Yesterday I was practically in tears of complete frustration. A perfectly ordinary incident, but it tested my patience and forebearance to the utter limit.
Those who really know me acknowledge that I'm not an especially calm person and that I get thrown by unexpected delays and diversions. If I can't stick to a plan I get twitchy and upset, partly because I have a horror of being late. I have a deficient sense of time, and I can't judge how long any alternative scheme will take. I'm actually quite easily self-diverted at home, rather a butterfly really, and if you want me to be ready when promised then you have to keep me focused. And of course I get ratty if nagged, so in fact I'm a lot of trouble! But I get there. I'm best if left to do it all my way, in my order, without interference or suggestions. Labels such as 'Aspergers' have been uttered in my connection, although how you reconcile that with other, more capable and empathetic aspects of my nature beats me. But I would certainly not claim to be as cool and laid-back as I may appear on short acquaintance!
Anyway, I had a laser appointment in Welling at 4pm, and because it was a Friday, and the kids are back at school, I gave myself two hours to drive there. Now followeth a short geography lesson. Where I live near Brighton is (let's say) at the 6 position on a clock face, and Welling is at the 1 position, or north east by north me hearties, and it's only thirty miles away as the crow flies, most of it along motorways. The first and last couple of miles are on suburban roads, but I know my rat runs. I've actually done the trip in an hour door to door. It's up the M23, right hand down a bit, then along the M25, then left hand down a bit and in towards Welling along the motorway-standard A2. Easy-peasy. But this time it went horribly wrong.

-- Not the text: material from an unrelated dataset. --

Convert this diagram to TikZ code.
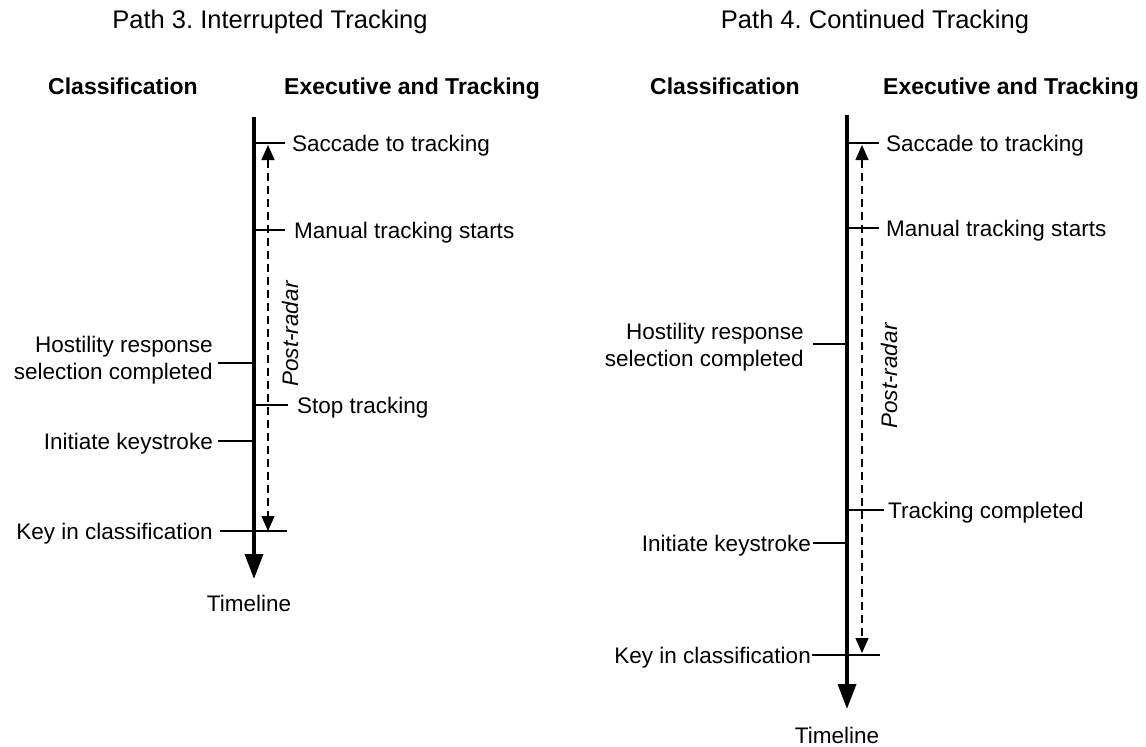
\documentclass[tikz,border=0pt]{standalone}
\usepackage{fontspec}
\setmainfont{Liberation Sans}
\usetikzlibrary{arrows.meta}
\frenchspacing
\begin{document}
\begin{tikzpicture}[x=1pt,y=-1pt,
  lbl/.style={inner sep=0pt, font=\fontsize{22.5}{27}\selectfont},
  hdr/.style={inner sep=0pt, font=\fontsize{23}{27}\selectfont\bfseries},
  ttl/.style={inner sep=0pt, font=\fontsize{25.5}{30}\selectfont},
  axisline/.style={line width=3.5pt, -{Triangle[length=25pt,width=18pt]}},
  tickline/.style={line width=1.3pt},
  spanline/.style={line width=1.4pt, dash pattern=on 8pt off 5pt,
    {Triangle[length=15pt,width=13pt]}-{Triangle[length=15pt,width=13pt]}},
]
\useasboundingbox (0,0) rectangle (1146,747);

% ---------------- Left: Path 3 ----------------
\node[ttl, anchor=base] (Ltitle) at (270,28) {Path 3. Interrupted Tracking};
\node[hdr, anchor=base] (Lcls) at (123,94) {Classification};
\node[hdr, anchor=base] (Lexe) at (412,94) {Executive and Tracking};

\coordinate (Ltop) at (254,117);
\coordinate (Lbot) at (254,579);
\draw[axisline] (Ltop) -- (Lbot);
\node[lbl, anchor=base] (Ltime) at (249,611) {Timeline};

% Saccade to tracking
\coordinate (La1) at (254,143); \coordinate (La2) at (285,143);
\draw[tickline] (La1) -- (La2);
\node[lbl, anchor=base west] (Lsac) at (292,151) {Saccade to tracking};
% Manual tracking starts
\coordinate (Lb1) at (254,230); \coordinate (Lb2) at (285,230);
\draw[tickline] (Lb1) -- (Lb2);
\node[lbl, anchor=base west] (Lman) at (294,238) {Manual tracking starts};
% Hostility
\coordinate (Lc1) at (218,363); \coordinate (Lc2) at (254,363);
\draw[tickline] (Lc1) -- (Lc2);
\node[lbl, anchor=east, align=right] (Lhos) at (213,360) {Hostility response\\selection completed};
% Stop tracking
\coordinate (Ld1) at (255,405); \coordinate (Ld2) at (288,405);
\draw[tickline] (Ld1) -- (Ld2);
\node[lbl, anchor=base west] (Lstop) at (297,413) {Stop tracking};
% Initiate keystroke
\coordinate (Le1) at (218,441); \coordinate (Le2) at (254,441);
\draw[tickline] (Le1) -- (Le2);
\node[lbl, anchor=base east] (Linit) at (213,449) {Initiate keystroke};
% Key in classification
\coordinate (Lf1) at (220,531); \coordinate (Lf2) at (287,531);
\draw[tickline] (Lf1) -- (Lf2);
\node[lbl, anchor=base east] (Lkey) at (213,539) {Key in classification};

% Post-radar span
\coordinate (Lp1) at (268,145); \coordinate (Lp2) at (268,531);
\draw[spanline] (Lp1) -- (Lp2);
\node[lbl, rotate=90, font=\fontsize{22.5}{27}\selectfont\itshape] (Lpost) at (290,334) {Post-radar};

% ---------------- Right: Path 4 ----------------
\node[ttl, anchor=base] (Rtitle) at (875,28) {Path 4. Continued Tracking};
\node[hdr, anchor=base] (Rcls) at (725,94) {Classification};
\node[hdr, anchor=base] (Rexe) at (1011,94) {Executive and Tracking};

\coordinate (Rtop) at (847,115);
\coordinate (Rbot) at (847,709);
\draw[axisline] (Rtop) -- (Rbot);
\node[lbl, anchor=base] (Rtime) at (837,743) {Timeline};

% Saccade to tracking
\coordinate (Ra1) at (847,143); \coordinate (Ra2) at (879,143);
\draw[tickline] (Ra1) -- (Ra2);
\node[lbl, anchor=base west] (Rsac) at (886,151) {Saccade to tracking};
% Manual tracking starts
\coordinate (Rb1) at (847,228); \coordinate (Rb2) at (879,228);
\draw[tickline] (Rb1) -- (Rb2);
\node[lbl, anchor=base west] (Rman) at (886,236) {Manual tracking starts};
% Hostility
\coordinate (Rc1) at (813,344); \coordinate (Rc2) at (847,344);
\draw[tickline] (Rc1) -- (Rc2);
\node[lbl, anchor=east, align=right] (Rhos) at (804,347) {Hostility response\\selection completed};
% Tracking completed
\coordinate (Rd1) at (847,510); \coordinate (Rd2) at (884,510);
\draw[tickline] (Rd1) -- (Rd2);
\node[lbl, anchor=base west] (Rtrk) at (888,518) {Tracking completed};
% Initiate keystroke
\coordinate (Re1) at (813,543); \coordinate (Re2) at (847,543);
\draw[tickline] (Re1) -- (Re2);
\node[lbl, anchor=base east] (Rinit) at (811,551) {Initiate keystroke};
% Key in classification
\coordinate (Rf1) at (812,655); \coordinate (Rf2) at (880,655);
\draw[tickline] (Rf1) -- (Rf2);
\node[lbl, anchor=base east] (Rkey) at (811,663) {Key in classification};

% Post-radar span
\coordinate (Rp1) at (862,145); \coordinate (Rp2) at (862,653);
\draw[spanline] (Rp1) -- (Rp2);
\node[lbl, rotate=90, font=\fontsize{22.5}{27}\selectfont\itshape] (Rpost) at (889,376) {Post-radar};
\end{tikzpicture}
\end{document}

I made a good start, perfectly on time at 2pm, and raced northwards up the M23, passing Gatwick Airport at warp speed. Then, a few miles from the M23/M25 junction, full stop. The next hour and a half was a tale of inching forward. Probably sounds very familiar to seasoned commuters, but it gradually wound me up, even though I was listening to my 'Serene stuff' playlist. The two hours I'd allowed - which had seemed a bit over the top - melted away. By the time I turned onto the M25 it was 3.30pm and I had half an hour left: just possible to do it. Then I ran into more stop-start traffic going east. I howled, chewed the steering wheel, bit metal, and spat blood. I turned off onto the old A25 in case that was clear. Just as bad. With wet eyes I pulled in at 3.45pm and phoned Roz to say I couldn't make it. She was wonderfully sympathetic, and rescheduled the booking for early October. Then I continued on my way to Gillingham, as I'd arranged to spend the late afternoon and evening with my cousin R---. When I finally arrived, after some more foam-at-the-mouth frustration at Sevenoaks, I worked out that my average speed over the entire three and a half hours had been 15mph. It would have been even less if I'd been tempted to pull in at a pub and have a soothing gin and tonic and a toilet stop.
Sequel: I drove home much later, in the dark, on ordinary roads, in less than two hours. Moral: arrange to have hair-removal appointments at 9pm or later!
This must have been the worst journey I can remember. As I said to Roz, I'd built my day around that 4pm appointment, and left in good time. It was SO disappointing to be thwarted. I think, in hindsight, it was more than just being trapped in heavy traffic. It was as if some malignant force had intervened to set back my transition.